As red blood cells (RBCs), also called erythrocytes, are known for their vital function of transporting oxygen to tissues, their production rate unsurprisingly depends on the tissues need for oxygen (hypoxia). The hormone erythropoietin (Epo) is the main factor regulating erythropoiesis, the process by which erythrocytes are produced. In adult humans, Epo is produced principally in the kidney and released in response to hypoxia in order to stimulate the production of more erythrocytes. Patients suffering from severe kidney impairment therefore under-produce RBCs and subsequently suffer from severe anemia. Exogenous administration of synthetic Epo is required, but what is the optimal dose, and how frequently should it be given? To even begin to address such questions, and to understand the underlying process requires a mathematical model. We develop a model consisting of two delay differential equations that reflects the effect of Epo on increasing the production rate of erythrocytes by preventing the apoptosis of its precursor cells. The explicit modelling of the Epo concentration will allow for later use of the model in the case of exogenous dosing of Epo. We analyse our proposed model, and as expected, are able to prove the non-negativity of solutions and the existence of a unique steady-state solution for the system which represents the normal number of mature erythrocytes and the concentration of Epo for a healthy human. We find a simple condition on the other parameters under which the steady state is locally asymptotically stable for arbitrary large delays. When this parameter condition is violated we show that the steady state is stable for small delays and loses its stability through a Hopf bifurcation.

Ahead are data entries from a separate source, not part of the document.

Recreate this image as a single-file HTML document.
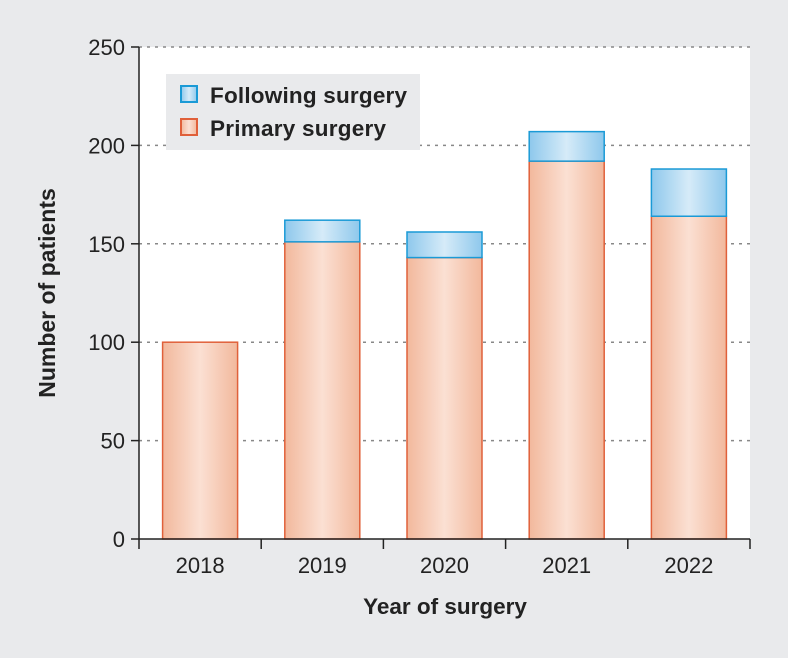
<!DOCTYPE html>
<html><head><meta charset="utf-8"><style>
html,body{margin:0;padding:0;background:#e9eaec;}
svg{display:block;font-family:"Liberation Sans","DejaVu Sans",sans-serif;}
</style></head><body>
<svg id="chart" width="788" height="658" viewBox="0 0 788 658">
<defs>
<linearGradient id="gPrim" x1="0" x2="1" y1="0" y2="0">
<stop offset="0" stop-color="#f2b89c"/><stop offset="0.5" stop-color="#fbe0d3"/><stop offset="1" stop-color="#f2b89c"/></linearGradient>
<linearGradient id="gFol" x1="0" x2="1" y1="0" y2="0">
<stop offset="0" stop-color="#8ec8ec"/><stop offset="0.5" stop-color="#d6ebf8"/><stop offset="1" stop-color="#8ec8ec"/></linearGradient>
</defs>
<rect x="139" y="47" width="611" height="492" fill="#ffffff"/>
<g id="grid"></g>
<g id="bars"></g>
<g id="axes"></g>
<g>
<rect x="166" y="74" width="254" height="76" fill="#e9eaec"/>
<rect x="181" y="86" width="16" height="16" fill="url(#gFol)" stroke="#1a9ad6" stroke-width="2"/>
<text x="210" y="103" font-size="22.5" font-weight="bold" fill="#222" textLength="197">Following surgery</text>
<rect x="181" y="119" width="16" height="16" fill="url(#gPrim)" stroke="#e0603a" stroke-width="2"/>
<text x="210" y="136" font-size="22.5" font-weight="bold" fill="#222" textLength="176">Primary surgery</text>
</g>
<text x="445" y="614" font-size="22.5" font-weight="bold" fill="#222" text-anchor="middle">Year of surgery</text>
<text transform="translate(55,293) rotate(-90)" font-size="23" font-weight="bold" fill="#222" text-anchor="middle">Number of patients</text>
</svg>
<script>
const categories = ["2018","2019","2020","2021","2022"];
const primaryValues = [100,151,143,192,164];
const followingValues = [0,11,13,15,24];
const yTicks = [0,50,100,150,200,250];
const NS="http://www.w3.org/2000/svg";
const X0=139,X1=750,Y0=539,Y1=47,YMAX=250;
const bw=(X1-X0)/categories.length;
function y(v){return Y0-(v/YMAX)*(Y0-Y1);}
function xc(i){return X0+bw*(i+0.5);}
function mk(tag,attrs,parent){const e=document.createElementNS(NS,tag);for(const k in attrs)e.setAttribute(k,attrs[k]);parent.appendChild(e);return e;}
const grid=document.getElementById('grid'),bars=document.getElementById('bars'),axes=document.getElementById('axes');
yTicks.forEach(t=>{
  if(t>0){const l=mk('line',{x1:X0,x2:X1,y1:y(t),y2:y(t),stroke:'#888','stroke-width':1.5,'stroke-dasharray':'3 5'},grid);
  
  }
  const tk=mk('line',{x1:X0-8,x2:X0,y1:y(t),y2:y(t),stroke:'#222','stroke-width':1.5},axes);
  
  
  const tx=mk('text',{x:X0-14,y:y(t)+8,'font-size':22,'text-anchor':'end',fill:'#222'},axes);
  tx.textContent=t;
  
  
});
const bwid=75;
categories.forEach((c,i)=>{
  const p=primaryValues[i],f=followingValues[i];
  const r1=mk('rect',{x:xc(i)-bwid/2,y:y(p),width:bwid,height:y(0)-y(p),fill:'url(#gPrim)',stroke:'#e0603a','stroke-width':1.5},bars);
  
  
  if(f>0){const r2=mk('rect',{x:xc(i)-bwid/2,y:y(p+f),width:bwid,height:y(p)-y(p+f),fill:'url(#gFol)',stroke:'#1a9ad6','stroke-width':1.5},bars);
  
  }
  const tx=mk('text',{x:xc(i),y:Y0+34,'font-size':22,'text-anchor':'middle',fill:'#222'},axes);
  tx.textContent=c;
  
  
});
for(let i=0;i<=categories.length;i++){
  const tk=mk('line',{x1:X0+bw*i,x2:X0+bw*i,y1:Y0,y2:Y0+10,stroke:'#222','stroke-width':1.5},axes);
  
  
}
const ya=mk('line',{x1:X0,x2:X0,y1:Y1,y2:Y0,stroke:'#222','stroke-width':1.5},axes);


const xa=mk('line',{x1:X0,x2:X1,y1:Y0,y2:Y0,stroke:'#222','stroke-width':1.5},axes);


</script>
</body></html>
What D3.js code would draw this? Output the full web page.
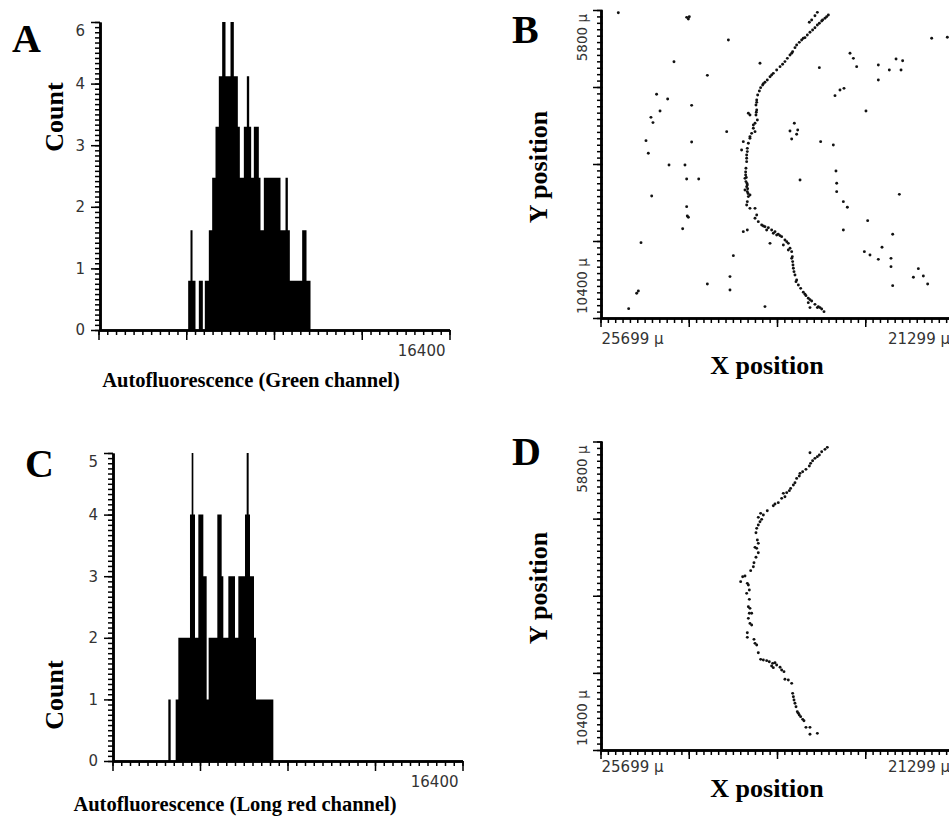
<!DOCTYPE html>
<html>
<head>
<meta charset="utf-8">
<script src="https://cdn.jsdelivr.net/npm/d3@7"></script>
<style>
  body { margin: 0; background: #fff; }
  svg { display: block; }
</style>
</head>
<body>
<svg id="fig" width="949" height="817"></svg>
<script>
// Histogram A (green channel): step edges in fluorescence units, heights in axis units
const greenEdges = [4190, 4299, 4393, 4532, 4688, 4875, 4968, 5155, 5311, 5467, 5622, 5778, 5934,
  6168, 6323, 6510, 6604, 6791, 6931, 7040, 7133, 7258, 7491, 7569, 7725, 8504, 8738, 8847, 8940,
  9516, 9719, 9906];
const greenCounts = [0.8, 1.62, 0.8, 0, 0.8, 0, 0.8, 1.62, 2.47, 3.3, 4.12, 5, 4.12, 5, 4.12, 3.3,
  2.47, 3.3, 4.12, 3.3, 2.47, 3.3, 2.47, 1.62, 2.47, 1.62, 2.47, 1.62, 0.8, 1.62, 0.8];

// Histogram C (long red channel)
const redEdges = [2616, 2726, 2960, 3085, 3631, 3710, 3788, 3866, 4022, 4256, 4412, 4505, 4912,
  5115, 5193, 5428, 5740, 5896, 6209, 6287, 6380, 6443, 6630, 6724, 7536];
const redCounts = [1, 0, 1, 2, 4, 5, 4, 2, 4, 3, 1, 2, 4, 3, 2, 3, 2, 3, 4, 5, 4, 3, 2, 1];

const fluorMax = 16400;
const countMax = 5;
const countTicks = [0, 1, 2, 3, 4, 5];
const greenCountLabels = ["0", "1", "2", "3", "4", "6"];
const redCountLabels = ["0", "1", "2", "3", "4", "5"];

const xPosRange = [25699, 21299];
const yPosRange = [5800, 10400];

// Panel B: all detected cells, [x µ, y µ]
const cellsAll = [
  [22859,5874],[22901,5924],[22942,5964],[22971,5999],[22996,6024],[23026,6064],[23055,6099],
  [23088,6133],[23121,6173],[23150,6213],[23192,6248],[23221,6283],[23254,6323],[23275,6362],
  [23304,6422],[23337,6472],[23370,6522],[23400,6571],[23429,6611],[23461,6646],[23503,6696],
  [23545,6746],[23586,6796],[23620,6845],[23649,6880],[23678,6920],[23703,6960],[23719,7010],
  [23740,7069],[23752,7144],[23761,7219],[23752,7293],[23761,7368],[23744,7443],[23773,7492],
  [23794,7567],[23815,7642],[23836,7716],[23856,7791],[23869,7866],[23877,7965],[23877,8065],
  [23886,8164],[23890,8264],[23886,8363],[23877,8438],[23869,8513],[23856,8587],[23869,8662],
  [23877,8712],[23836,8762],[23773,8762],[23752,8861],[23773,8911],[23732,8961],[23690,9011],
  [23649,9036],[23607,9051],[23566,9085],[23524,9110],[23483,9150],[23441,9185],[23400,9235],
  [23358,9285],[23337,9359],[23316,9409],[23304,9558],[23295,9658],[23275,9757],[23254,9832],
  [23233,9907],[23204,9957],[23171,10016],[23138,10066],[23109,10106],[23067,10146],[23026,10196],
  [22984,10231],[22942,10265],[22913,10305],
  [22996,5835],[23026,5885],[23067,5949],[23096,5984],[23836,7368],[23856,7343],[23794,7517],
  [23773,7617],[23919,7766],[23940,7891],[23898,8314],[23869,8413],[23898,8488],[23836,8563],
  [23919,9110],[23869,9085],[23586,9285],[23420,9309],[23358,9384],[23628,9085],[23545,9135],
  [23503,9160],[23316,9509],[23262,9857],[23150,10046],[23109,10171],[23088,10245],[22996,10245],
  [23649,10230],
  [23890,8220],[23882,8300],[23873,8390],[23865,8470],[23860,8540],[22880,5899],[22930,5949],
  [23171,6223],[23316,6447],[23566,6771],[23669,6900],[23752,7179],[23757,7328],[23836,7691],
  [23869,7915],[23877,8015],[23669,9026],[23461,9170],[23378,9260],[23308,9484],[23300,9608],
  [23287,9708],[23088,10126],[22963,10245],
  [23711,6596],[22971,6661],[23283,7492],[23337,7607],[23241,7592],[23254,7656],[23316,7726],
  [22955,7766],[22797,7816],[23212,8339],[22764,8204],[22755,8388],[22755,8513],[22672,8662],
  [22622,8747],[22672,9085],[22589,6447],[22547,6522],[22506,6646],[22776,7079],[22714,6995],
  [22664,6970],[24043,9469],
  [25477,5840],[24625,5910],[24604,5934],[24592,5900],[24105,6248],[21571,6223],[21376,6208],
  [24783,6572],[24367,6776],[22236,6621],[22236,6845],[22099,6696],[22015,6532],[21933,6557],
  [21953,6696],[25000,7059],[24862,7129],[24957,7308],[24563,7224],[22390,7308],[25070,7403],
  [25045,7482],[24126,7617],[25132,7751],[24563,7771],[25103,7940],[24845,8115],[24646,8115],
  [24625,8324],[24475,8324],[25061,8578],[21974,8553],[24625,8737],[24617,8876],[24604,8896],
  [24675,9066],[22369,8946],[22057,9150],[25194,9275],[22410,9409],[22340,9459],[22190,9344],
  [22236,9524],[22078,9509],[22078,9633],[21737,9663],[21799,9792],[21675,9773],[21621,9892],
  [22057,9917],[24367,9892],[24085,9782],[24085,9981],[25227,9996],[25248,10031],[25348,10260]
];

// Panel D: gated cells only
const cellsGated = [
  [22872,5887],[22901,5917],[23088,5967],[22996,6026],[23026,6051],[23055,6086],[23080,6126],
  [23096,6165],[23138,6215],[23179,6250],[23212,6275],[23221,6315],[23275,6414],[23295,6449],
  [23329,6499],[23345,6533],[23420,6573],[23400,6623],[23441,6648],[23483,6712],[23524,6732],
  [23545,6757],[23620,6832],[23703,6871],[23732,6931],[23690,6961],[23711,6996],[23732,7045],
  [23752,7095],[23761,7160],[23744,7269],[23732,7319],[23773,7378],[23752,7393],[23732,7458],
  [23761,7527],[23786,7607],[23827,7726],[23898,7806],[23927,7816],[23952,7890],[23869,7915],
  [23856,7940],[23844,8015],[23844,8154],[23856,8263],[23836,8288],[23815,8362],[23856,8437],
  [23836,8512],[23815,8536],[23869,8651],[23869,8720],[23786,8750],[23773,8810],[23752,8835],
  [23732,8949],[23703,9048],[23669,9058],[23628,9068],[23595,9083],[23553,9108],[23524,9098],
  [23566,9148],[23545,9172],[23461,9167],[23441,9207],[23412,9232],[23400,9346],[23358,9356],
  [23316,9406],[23304,9555],[23295,9605],[23275,9704],[23262,9754],[23246,9828],[23221,9878],
  [23204,9903],[23179,9943],[23163,9963],[23138,10062],[23088,10062],[23088,10166],[22996,10152],
  [22942,5952],[22971,6001],[23254,6350],[23378,6563],[23669,6896],[23794,7667],[23877,8064],
  [23844,8362],[23503,9133],[23287,9654],[23233,9853]
];

const svg = d3.select("#fig");
const serif = "'Liberation Serif', 'Times New Roman', serif";
const sans = "'DejaVu Sans', Verdana, sans-serif";

function styleAxis(g, domainWidth) {
  g.select(".domain").attr("stroke", "#000").attr("stroke-width", domainWidth);
  g.selectAll(".tick line").attr("stroke", "#000").attr("stroke-width", 1.5);
  g.selectAll(".tick text").attr("font-family", sans).attr("font-size", 15).attr("fill", "#333");
}

function drawHistogram(o) {
  const x = d3.scaleLinear().domain([0, fluorMax]).range([o.left, o.right]);
  const y = d3.scaleLinear().domain([0, countMax]).range([o.bottom, o.top]);
  const g = svg.append("g");

  // one step-shaped area per histogram, so neighbouring bins do not show seams
  const steps = o.edges.map((e, i) => ({ v: e, c: i < o.counts.length ? o.counts[i] : 0 }));
  const area = d3.area()
    .curve(d3.curveStepAfter)
    .x((d) => x(d.v))
    .y0(y(0))
    .y1((d) => y(d.c));

  g.append("path")
    .datum(steps)
    .attr("d", area)
    .attr("fill", "#000");

  // x axis: minor and major ticks, no labels except the end value
  const xMinor = g.append("g")
    .attr("transform", `translate(0,${o.bottom})`)
    .call(d3.axisBottom(x).tickValues(d3.range(41).map((i) => (i * fluorMax) / 40))
      .tickSize(5).tickSizeOuter(0).tickFormat(""));
  styleAxis(xMinor, 2.5);
  const xMajor = g.append("g")
    .attr("transform", `translate(0,${o.bottom})`)
    .call(d3.axisBottom(x).tickValues(d3.range(5).map((i) => (i * fluorMax) / 4))
      .tickSize(10).tickSizeOuter(0).tickFormat(""));
  styleAxis(xMajor, 2.5);

  g.append("text")
    .attr("x", x(fluorMax) - 4)
    .attr("y", o.bottom + 26)
    .attr("text-anchor", "end")
    .attr("font-family", sans)
    .attr("font-size", 15)
    .attr("fill", "#333")
    .text(fluorMax);

  // y axis
  const yMinor = g.append("g")
    .attr("transform", `translate(${o.axisX},0)`)
    .call(d3.axisLeft(y).tickValues(d3.range(countMax * 12 + 1).map((i) => i / 12))
      .tickSize(5).tickSizeOuter(0).tickFormat(""));
  styleAxis(yMinor, 2.5);
  const yMajor = g.append("g")
    .attr("transform", `translate(${o.axisX},0)`)
    .call(d3.axisLeft(y).tickValues(countTicks).tickSize(9).tickPadding(6).tickSizeOuter(0)
      .tickFormat((d, i) => o.labels[i]));
  styleAxis(yMajor, 2.5);
  yMajor.selectAll(".tick text")
    .attr("dy", (d, i) => (i === countTicks.length - 1 ? "0.88em" : "0.32em"));

  // titles
  g.append("text")
    .attr("transform", `translate(63,${o.countY}) rotate(-90)`)
    .attr("text-anchor", "middle")
    .attr("font-family", serif)
    .attr("font-weight", "bold")
    .attr("font-size", 26)
    .text("Count");

  g.append("text")
    .attr("x", o.titleX)
    .attr("y", o.titleY)
    .attr("text-anchor", "middle")
    .attr("font-family", serif)
    .attr("font-weight", "bold")
    .attr("font-size", 20.5)
    .text(o.title);

  g.append("text")
    .attr("x", o.letterX)
    .attr("y", o.letterY)
    .attr("font-family", serif)
    .attr("font-weight", "bold")
    .attr("font-size", 40)
    .text(o.letter);
}

function drawScatter(o) {
  const x = d3.scaleLinear().domain(xPosRange).range([600.5, 953.5]);
  const y = d3.scaleLinear().domain(yPosRange).range([o.top, o.bottom]);
  const g = svg.append("g");

  g.selectAll("circle")
    .data(o.cells)
    .join("circle")
    .attr("cx", (d) => x(d[0]))
    .attr("cy", (d) => y(d[1]))
    .attr("r", 1.45)
    .attr("fill", "#111");

  const span = xPosRange[0] - xPosRange[1];
  const xMinor = g.append("g")
    .attr("transform", `translate(0,${o.bottom})`)
    .call(d3.axisBottom(x).tickValues(d3.range(49).map((i) => xPosRange[0] - (i * span) / 48))
      .tickSize(5).tickSizeOuter(0).tickFormat(""));
  styleAxis(xMinor, 2.5);
  const xMajor = g.append("g")
    .attr("transform", `translate(0,${o.bottom})`)
    .call(d3.axisBottom(x).tickValues(d3.range(5).map((i) => xPosRange[0] - (i * span) / 4))
      .tickSize(9).tickSizeOuter(0).tickFormat(""));
  styleAxis(xMajor, 2.5);

  const ySpan = yPosRange[1] - yPosRange[0];
  const yMinor = g.append("g")
    .attr("transform", "translate(601,0)")
    .call(d3.axisLeft(y).tickValues(d3.range(49).map((i) => yPosRange[0] + (i * ySpan) / 48))
      .tickSize(4).tickSizeOuter(0).tickFormat(""));
  styleAxis(yMinor, 2.5);
  const yMajor = g.append("g")
    .attr("transform", "translate(601,0)")
    .call(d3.axisLeft(y).tickValues(d3.range(5).map((i) => yPosRange[0] + (i * ySpan) / 4))
      .tickSize(8).tickSizeOuter(0).tickFormat(""));
  styleAxis(yMajor, 2.5);
  yMinor.selectAll(".tick line").attr("x1", 1.5);
  yMajor.selectAll(".tick line").attr("x1", 1.5);

  // end labels
  const lab = (sel) => sel.attr("font-family", sans).attr("font-size", 15).attr("fill", "#333");
  g.append("text").call(lab)
    .attr("x", x(xPosRange[0]) + 1).attr("y", o.bottom + o.xLabelDy)
    .text(xPosRange[0] + " µ");
  g.append("text").call(lab)
    .attr("x", 950).attr("y", o.bottom + o.xLabelDy)
    .attr("text-anchor", "end")
    .text(xPosRange[1] + " µ");
  g.append("text").call(lab)
    .attr("font-size", 13.5)
    .attr("transform", `translate(587,${y(yPosRange[0]) + 4}) rotate(-90)`)
    .attr("text-anchor", "end")
    .text(yPosRange[0] + " µ");
  g.append("text").call(lab)
    .attr("font-size", 13.5)
    .attr("transform", `translate(587,${y(yPosRange[1]) - 4}) rotate(-90)`)
    .attr("text-anchor", "start")
    .text(yPosRange[1] + " µ");

  g.append("text")
    .attr("transform", `translate(547,${o.yTitleY}) rotate(-90)`)
    .attr("text-anchor", "middle")
    .attr("font-family", serif)
    .attr("font-weight", "bold")
    .attr("font-size", 26)
    .text("Y position");

  g.append("text")
    .attr("x", 767)
    .attr("y", o.xTitleY)
    .attr("text-anchor", "middle")
    .attr("font-family", serif)
    .attr("font-weight", "bold")
    .attr("font-size", 26)
    .text("X position");

  g.append("text")
    .attr("x", 512)
    .attr("y", o.letterY)
    .attr("font-family", serif)
    .attr("font-weight", "bold")
    .attr("font-size", 40)
    .text(o.letter);
}

drawHistogram({
  edges: greenEdges, counts: greenCounts, labels: greenCountLabels,
  left: 98.5, right: 449.5, top: 22, bottom: 330, axisX: 100,
  countY: 117, title: "Autofluorescence (Green channel)", titleX: 251, titleY: 387,
  letter: "A", letterX: 12, letterY: 52
});

drawHistogram({
  edges: redEdges, counts: redCounts, labels: redCountLabels,
  left: 112.5, right: 462.5, top: 453, bottom: 761, axisX: 113,
  countY: 695, title: "Autofluorescence (Long red channel)", titleX: 235, titleY: 811,
  letter: "C", letterX: 25, letterY: 477
});

drawScatter({
  cells: cellsAll, top: 10, bottom: 318, xLabelDy: 26,
  yTitleY: 167, xTitleY: 374, letter: "B", letterY: 43
});

drawScatter({
  cells: cellsGated, top: 441.5, bottom: 750, xLabelDy: 22,
  yTitleY: 588, xTitleY: 797, letter: "D", letterY: 465
});
</script>
</body>
</html>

"Möbius invariances in biology"
We will discuss several examples where using the extension of our rigid transformations to the class of Möbius mappings will gain insights into both the morphogenesis and dynamic use of anatomical features in fungi, mammals and especially primates. The examples will range from 'Growth and Form' to data augmentation in AI.
"Examining the mechanical forces driving vascular regression using a fluid-structure-growth model"
Vascular regression is a critical process concluding the maturation of developing capillary networks, in which redundant blood vessels are removed. Recent research suggests that forces from the local blood flow (haemodynamic forces) trigger polarized endothelial cell migration against the flow, resulting in capillary collapse and regression. However, vascular regression is also driven by several additional pathways including local adhesion forces and cellular signalling factors. Due to the delicate nature of these microvessels, it is difficult to experimentally untangle the roles of each pathway during vascular development. As such, the development of computational models to analyse the relationship between the local haemodynamic forces and the surrounding vasculature during regression are invaluable. In this talk, we will present a novel computational framework to mathematically study and isolate the role of haemodynamic and adhesive forces in vessel deformation and endothelial cell migration during vascular regression. To model regression, we describe the capillary wall as a discretised hyperelastic membrane, hosting a multicellular model of endothelial cells. The capillary wall and the endothelial cells interact with and respond to the local blood flow in an iterative manner, creating a coupled fluid-structure growth simulation. This discrete approach provides a natural framework to consider the relationship between the capillary wall and the local blood flow, and allows for the easy inclusion of structural heterogeneities across the capillary wall. Using this model we are able to examine the relative roles of the haemodynamic forces and the local adhesion forces in vascular regression, and the network level ramifications of local regression.